* [Dataset records]
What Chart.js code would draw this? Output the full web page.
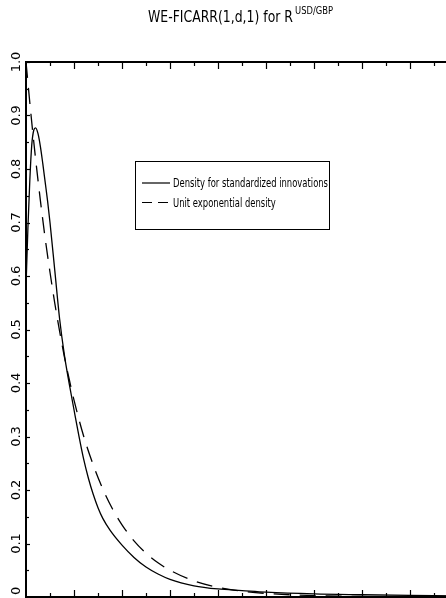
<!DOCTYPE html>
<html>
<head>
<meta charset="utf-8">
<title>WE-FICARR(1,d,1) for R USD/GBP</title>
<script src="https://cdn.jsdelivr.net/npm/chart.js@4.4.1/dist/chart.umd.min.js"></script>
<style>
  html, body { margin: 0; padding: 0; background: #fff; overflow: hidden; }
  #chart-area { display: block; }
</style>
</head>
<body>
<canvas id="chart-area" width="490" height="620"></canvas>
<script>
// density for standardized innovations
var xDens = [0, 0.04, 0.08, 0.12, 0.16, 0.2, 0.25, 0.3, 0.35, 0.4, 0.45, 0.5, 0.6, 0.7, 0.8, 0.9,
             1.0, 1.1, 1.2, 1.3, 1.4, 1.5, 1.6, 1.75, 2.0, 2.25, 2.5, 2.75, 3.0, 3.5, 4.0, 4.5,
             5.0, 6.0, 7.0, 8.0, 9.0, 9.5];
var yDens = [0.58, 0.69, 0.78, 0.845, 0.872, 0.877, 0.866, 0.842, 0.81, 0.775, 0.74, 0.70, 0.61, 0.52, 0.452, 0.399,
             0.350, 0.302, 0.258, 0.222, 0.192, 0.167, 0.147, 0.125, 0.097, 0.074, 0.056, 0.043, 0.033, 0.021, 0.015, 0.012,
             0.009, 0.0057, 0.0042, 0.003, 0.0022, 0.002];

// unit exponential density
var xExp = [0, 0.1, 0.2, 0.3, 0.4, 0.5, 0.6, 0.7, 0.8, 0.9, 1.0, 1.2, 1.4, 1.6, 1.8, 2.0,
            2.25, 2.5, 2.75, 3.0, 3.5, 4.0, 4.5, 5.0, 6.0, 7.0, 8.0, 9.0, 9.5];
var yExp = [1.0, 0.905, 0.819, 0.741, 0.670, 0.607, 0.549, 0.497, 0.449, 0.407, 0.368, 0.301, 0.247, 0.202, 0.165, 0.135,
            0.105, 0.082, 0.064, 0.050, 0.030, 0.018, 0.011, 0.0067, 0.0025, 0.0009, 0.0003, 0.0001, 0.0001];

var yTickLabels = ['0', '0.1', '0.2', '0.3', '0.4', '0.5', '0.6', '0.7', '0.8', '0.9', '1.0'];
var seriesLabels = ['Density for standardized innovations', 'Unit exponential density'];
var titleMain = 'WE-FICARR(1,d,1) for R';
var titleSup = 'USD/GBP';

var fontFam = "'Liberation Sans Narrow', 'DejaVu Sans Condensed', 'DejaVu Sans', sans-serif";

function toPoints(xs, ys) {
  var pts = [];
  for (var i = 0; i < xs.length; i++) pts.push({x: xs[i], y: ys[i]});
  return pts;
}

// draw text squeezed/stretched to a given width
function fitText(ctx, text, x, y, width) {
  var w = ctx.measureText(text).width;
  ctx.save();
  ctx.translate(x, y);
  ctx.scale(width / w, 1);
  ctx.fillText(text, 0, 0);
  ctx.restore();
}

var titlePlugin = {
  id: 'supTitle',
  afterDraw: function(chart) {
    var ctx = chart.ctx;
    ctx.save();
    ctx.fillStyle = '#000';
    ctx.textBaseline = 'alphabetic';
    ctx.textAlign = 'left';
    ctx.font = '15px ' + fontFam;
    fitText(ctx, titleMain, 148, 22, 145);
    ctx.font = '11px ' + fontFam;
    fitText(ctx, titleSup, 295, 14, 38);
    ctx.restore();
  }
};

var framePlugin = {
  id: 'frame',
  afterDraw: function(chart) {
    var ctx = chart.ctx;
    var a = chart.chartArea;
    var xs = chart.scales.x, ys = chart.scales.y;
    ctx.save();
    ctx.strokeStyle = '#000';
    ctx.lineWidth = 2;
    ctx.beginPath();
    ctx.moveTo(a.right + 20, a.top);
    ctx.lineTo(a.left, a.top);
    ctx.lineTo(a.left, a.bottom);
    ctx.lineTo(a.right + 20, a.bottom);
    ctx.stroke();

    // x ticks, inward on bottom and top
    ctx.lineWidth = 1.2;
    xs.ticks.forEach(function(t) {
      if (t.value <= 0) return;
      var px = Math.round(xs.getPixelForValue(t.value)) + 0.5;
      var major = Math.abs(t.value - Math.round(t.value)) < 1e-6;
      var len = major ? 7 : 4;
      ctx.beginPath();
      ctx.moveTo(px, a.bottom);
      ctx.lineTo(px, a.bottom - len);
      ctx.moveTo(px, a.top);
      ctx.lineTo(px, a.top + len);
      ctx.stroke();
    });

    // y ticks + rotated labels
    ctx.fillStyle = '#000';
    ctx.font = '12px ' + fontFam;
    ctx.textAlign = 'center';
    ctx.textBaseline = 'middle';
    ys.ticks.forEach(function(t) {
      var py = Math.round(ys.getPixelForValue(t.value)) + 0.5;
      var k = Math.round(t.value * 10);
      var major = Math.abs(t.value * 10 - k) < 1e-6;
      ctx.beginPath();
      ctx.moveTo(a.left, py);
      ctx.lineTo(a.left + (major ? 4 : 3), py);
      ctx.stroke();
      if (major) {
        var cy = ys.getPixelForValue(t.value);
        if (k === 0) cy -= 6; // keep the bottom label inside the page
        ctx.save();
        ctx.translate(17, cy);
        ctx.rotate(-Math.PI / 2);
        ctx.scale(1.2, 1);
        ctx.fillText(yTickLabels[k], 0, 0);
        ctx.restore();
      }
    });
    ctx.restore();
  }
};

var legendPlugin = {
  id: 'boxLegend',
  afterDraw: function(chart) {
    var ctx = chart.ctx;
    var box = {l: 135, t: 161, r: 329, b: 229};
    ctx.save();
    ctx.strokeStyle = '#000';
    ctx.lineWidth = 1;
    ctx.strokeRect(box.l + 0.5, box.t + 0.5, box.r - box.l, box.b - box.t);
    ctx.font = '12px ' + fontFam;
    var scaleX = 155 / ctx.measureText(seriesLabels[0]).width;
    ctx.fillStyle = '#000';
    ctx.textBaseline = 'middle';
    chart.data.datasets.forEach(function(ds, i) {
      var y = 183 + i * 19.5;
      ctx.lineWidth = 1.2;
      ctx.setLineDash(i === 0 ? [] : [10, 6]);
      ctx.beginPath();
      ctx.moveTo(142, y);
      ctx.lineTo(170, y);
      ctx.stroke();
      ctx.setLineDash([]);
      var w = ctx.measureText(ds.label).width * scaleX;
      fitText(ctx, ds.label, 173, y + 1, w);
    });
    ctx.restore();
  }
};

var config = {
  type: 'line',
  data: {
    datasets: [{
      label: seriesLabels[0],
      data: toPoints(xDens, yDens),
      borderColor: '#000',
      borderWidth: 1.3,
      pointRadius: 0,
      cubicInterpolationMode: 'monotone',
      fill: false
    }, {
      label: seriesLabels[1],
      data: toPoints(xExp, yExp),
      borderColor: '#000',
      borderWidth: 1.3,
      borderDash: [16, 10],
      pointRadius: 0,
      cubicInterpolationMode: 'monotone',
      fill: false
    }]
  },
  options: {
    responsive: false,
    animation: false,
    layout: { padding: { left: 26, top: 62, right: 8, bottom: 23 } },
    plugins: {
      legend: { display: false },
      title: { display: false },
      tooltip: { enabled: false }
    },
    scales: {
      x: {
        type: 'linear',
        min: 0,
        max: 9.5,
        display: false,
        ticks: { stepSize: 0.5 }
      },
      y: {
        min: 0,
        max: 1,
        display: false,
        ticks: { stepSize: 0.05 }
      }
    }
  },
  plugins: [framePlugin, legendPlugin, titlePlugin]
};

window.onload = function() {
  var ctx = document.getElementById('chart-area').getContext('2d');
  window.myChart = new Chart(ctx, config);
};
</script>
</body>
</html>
==
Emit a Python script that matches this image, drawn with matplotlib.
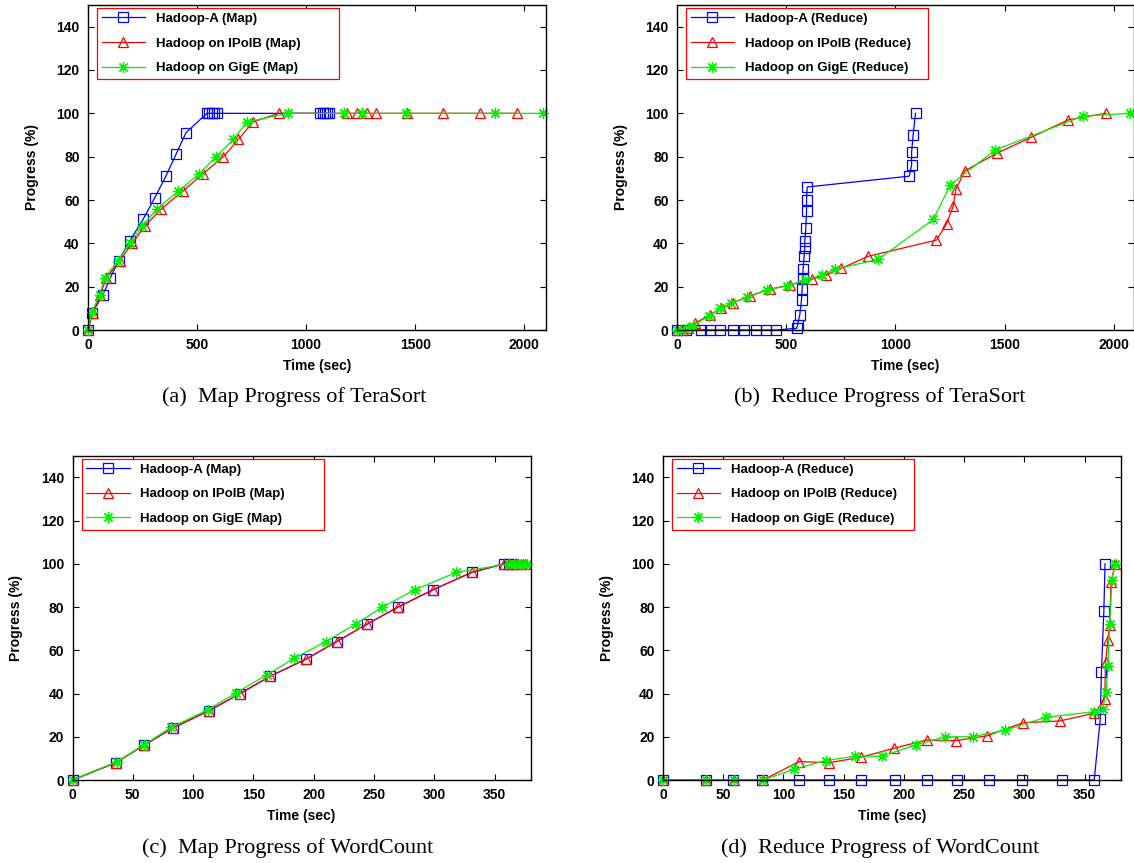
==
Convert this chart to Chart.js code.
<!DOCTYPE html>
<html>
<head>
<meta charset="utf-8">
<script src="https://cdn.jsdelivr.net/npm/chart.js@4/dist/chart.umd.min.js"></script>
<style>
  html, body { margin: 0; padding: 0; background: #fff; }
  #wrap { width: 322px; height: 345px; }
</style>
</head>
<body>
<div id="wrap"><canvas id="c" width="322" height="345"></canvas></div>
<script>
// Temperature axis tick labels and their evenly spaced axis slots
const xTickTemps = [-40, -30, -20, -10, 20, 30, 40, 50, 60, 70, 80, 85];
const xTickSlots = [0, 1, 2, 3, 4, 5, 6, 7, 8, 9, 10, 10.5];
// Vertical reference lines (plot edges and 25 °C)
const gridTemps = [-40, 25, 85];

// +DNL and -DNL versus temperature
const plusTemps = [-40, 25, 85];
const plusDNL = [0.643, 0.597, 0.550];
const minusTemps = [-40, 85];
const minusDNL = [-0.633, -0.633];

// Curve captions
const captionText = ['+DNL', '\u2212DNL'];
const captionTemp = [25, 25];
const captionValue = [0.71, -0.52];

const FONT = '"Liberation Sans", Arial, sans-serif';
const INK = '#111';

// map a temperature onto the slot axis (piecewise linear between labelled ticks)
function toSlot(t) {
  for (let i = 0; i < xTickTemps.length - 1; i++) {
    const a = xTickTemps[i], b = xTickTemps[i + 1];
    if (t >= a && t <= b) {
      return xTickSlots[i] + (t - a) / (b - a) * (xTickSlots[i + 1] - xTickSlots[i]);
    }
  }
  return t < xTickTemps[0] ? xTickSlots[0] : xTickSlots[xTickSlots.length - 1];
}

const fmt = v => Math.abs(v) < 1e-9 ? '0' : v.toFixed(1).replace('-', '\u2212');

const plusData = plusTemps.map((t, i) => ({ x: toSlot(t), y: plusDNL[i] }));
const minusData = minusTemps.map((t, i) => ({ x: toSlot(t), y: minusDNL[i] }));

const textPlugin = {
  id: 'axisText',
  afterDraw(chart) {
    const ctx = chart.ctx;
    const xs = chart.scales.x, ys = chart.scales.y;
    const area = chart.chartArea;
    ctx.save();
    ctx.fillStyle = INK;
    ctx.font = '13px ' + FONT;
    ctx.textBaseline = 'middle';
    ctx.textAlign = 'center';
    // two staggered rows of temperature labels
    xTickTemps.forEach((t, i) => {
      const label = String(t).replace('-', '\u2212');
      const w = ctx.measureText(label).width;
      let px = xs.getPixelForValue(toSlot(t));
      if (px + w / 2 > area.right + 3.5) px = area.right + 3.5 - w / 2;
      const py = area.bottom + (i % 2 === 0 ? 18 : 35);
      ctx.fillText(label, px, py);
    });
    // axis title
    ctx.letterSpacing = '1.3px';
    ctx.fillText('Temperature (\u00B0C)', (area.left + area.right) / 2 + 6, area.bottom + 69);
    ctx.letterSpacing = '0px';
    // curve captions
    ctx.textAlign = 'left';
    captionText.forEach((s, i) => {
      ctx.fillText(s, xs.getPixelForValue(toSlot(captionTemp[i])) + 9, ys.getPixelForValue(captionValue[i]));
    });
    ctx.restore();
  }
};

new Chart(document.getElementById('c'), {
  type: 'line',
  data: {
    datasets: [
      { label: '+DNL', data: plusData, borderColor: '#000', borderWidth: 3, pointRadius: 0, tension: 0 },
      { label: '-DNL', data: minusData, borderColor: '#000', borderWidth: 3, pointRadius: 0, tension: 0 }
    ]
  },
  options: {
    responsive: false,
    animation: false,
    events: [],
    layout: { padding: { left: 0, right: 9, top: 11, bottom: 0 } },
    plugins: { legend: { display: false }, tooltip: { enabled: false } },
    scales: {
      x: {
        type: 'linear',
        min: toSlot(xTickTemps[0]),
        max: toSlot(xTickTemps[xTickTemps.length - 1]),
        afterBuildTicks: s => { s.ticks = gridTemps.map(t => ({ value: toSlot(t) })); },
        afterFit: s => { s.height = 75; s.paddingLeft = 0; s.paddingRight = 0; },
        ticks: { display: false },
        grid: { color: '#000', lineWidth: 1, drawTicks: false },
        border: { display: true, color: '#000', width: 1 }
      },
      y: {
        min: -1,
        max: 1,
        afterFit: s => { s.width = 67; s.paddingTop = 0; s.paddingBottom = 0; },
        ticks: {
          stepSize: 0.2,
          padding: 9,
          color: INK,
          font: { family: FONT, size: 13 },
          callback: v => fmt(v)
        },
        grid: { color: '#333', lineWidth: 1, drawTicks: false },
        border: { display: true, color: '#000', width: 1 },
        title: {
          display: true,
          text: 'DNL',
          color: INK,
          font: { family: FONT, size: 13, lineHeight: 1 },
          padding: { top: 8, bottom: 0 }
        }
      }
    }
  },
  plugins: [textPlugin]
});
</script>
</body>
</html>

* [What the task asks]
Copy out only the lines above from the one with "Convert this chart to Chart.js code." to the one with "const minusData = minusTemps.map((t, i)", inclusive, exactly as they stand.

* [Task solution]
Convert this chart to Chart.js code.
<!DOCTYPE html>
<html>
<head>
<meta charset="utf-8">
<script src="https://cdn.jsdelivr.net/npm/chart.js@4/dist/chart.umd.min.js"></script>
<style>
  html, body { margin: 0; padding: 0; background: #fff; }
  #wrap { width: 322px; height: 345px; }
</style>
</head>
<body>
<div id="wrap"><canvas id="c" width="322" height="345"></canvas></div>
<script>
// Temperature axis tick labels and their evenly spaced axis slots
const xTickTemps = [-40, -30, -20, -10, 20, 30, 40, 50, 60, 70, 80, 85];
const xTickSlots = [0, 1, 2, 3, 4, 5, 6, 7, 8, 9, 10, 10.5];
// Vertical reference lines (plot edges and 25 °C)
const gridTemps = [-40, 25, 85];

// +DNL and -DNL versus temperature
const plusTemps = [-40, 25, 85];
const plusDNL = [0.643, 0.597, 0.550];
const minusTemps = [-40, 85];
const minusDNL = [-0.633, -0.633];

// Curve captions
const captionText = ['+DNL', '\u2212DNL'];
const captionTemp = [25, 25];
const captionValue = [0.71, -0.52];

const FONT = '"Liberation Sans", Arial, sans-serif';
const INK = '#111';

// map a temperature onto the slot axis (piecewise linear between labelled ticks)
function toSlot(t) {
  for (let i = 0; i < xTickTemps.length - 1; i++) {
    const a = xTickTemps[i], b = xTickTemps[i + 1];
    if (t >= a && t <= b) {
      return xTickSlots[i] + (t - a) / (b - a) * (xTickSlots[i + 1] - xTickSlots[i]);
    }
  }
  return t < xTickTemps[0] ? xTickSlots[0] : xTickSlots[xTickSlots.length - 1];
}

const fmt = v => Math.abs(v) < 1e-9 ? '0' : v.toFixed(1).replace('-', '\u2212');

const plusData = plusTemps.map((t, i) => ({ x: toSlot(t), y: plusDNL[i] }));
const minusData = minusTemps.map((t, i) => ({ x: toSlot(t), y: minusDNL[i] }));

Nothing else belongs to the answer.